Relative Permeability Coupled Saturation-Height Models on the Basis of Hydraulic (Flow) Units in a Gas Field

Abstract

Summary Saturation/height functions on the basis of unique flow units have been developed as part of an integrated petrophysical analysis of a gas field. Furthermore, coupling the saturation/height functions with appropriate relative permeability models has effectively quantified hydrocarbon saturation, classified producibility of intervals, and defined critical water saturation. The results show that linking depositional and diagenetic rock fabric with flow units and then linking the flow units with zones that have similar core capillary pressure and relative permeability relationships have enhanced the utility of the saturation models. The saturation/height functions provided more-accurate water saturation in the study field, and potentially they can overcome uncertainties associated with log interpretation by use of Archie or shaly-sand models.
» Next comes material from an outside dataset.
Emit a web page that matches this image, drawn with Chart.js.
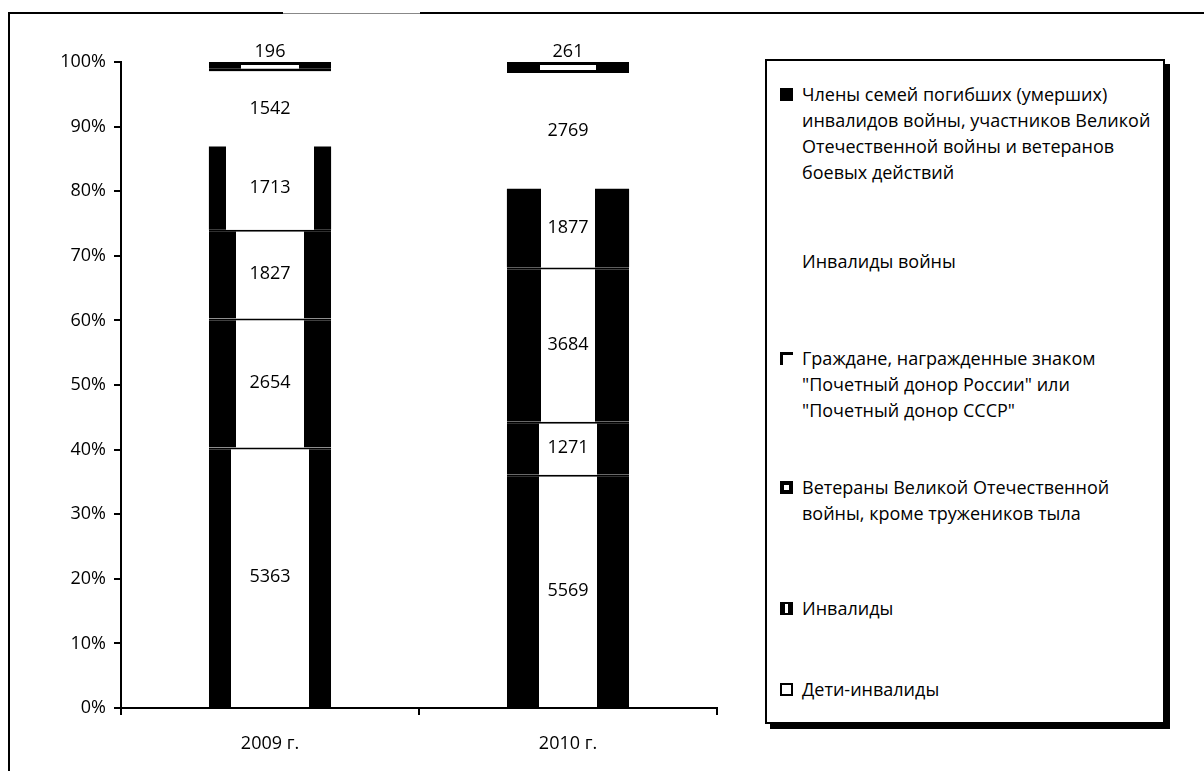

The saturation/height models were developed from core capillary pressure (Pc) data to calculate water saturation vs. depth, which is independent of logs. The relative permeability models were obtained from special-core analysis (SCA). Consequently, the core-based saturation/height functions can be useful in the calibration of log-based petrophysical models and with relative permeability can also be used to estimate water/gas ratios (WGRs) and critical water saturation. Capillary pressure and relative permeability curves from SCA studies were distributed into corresponding flow units, on the basis of the calculated flow-zone indicators(FZIs). Saturation/height functions were then developed for each unit and were used to calculate water saturation in the study field. The most accurate flow-unit-based saturation model that evolved is a function only of porosity and of height above the free-water level; it does not require permeability in its application; and it performed better than the Leverett J-function in this field. Coupled with hydraulic unit (HU)-based relative permeability curves, the saturation models may provide more comprehensive petrophysical interpretation in gas-bearing formations and may highlight potential differences in reservoir producibility.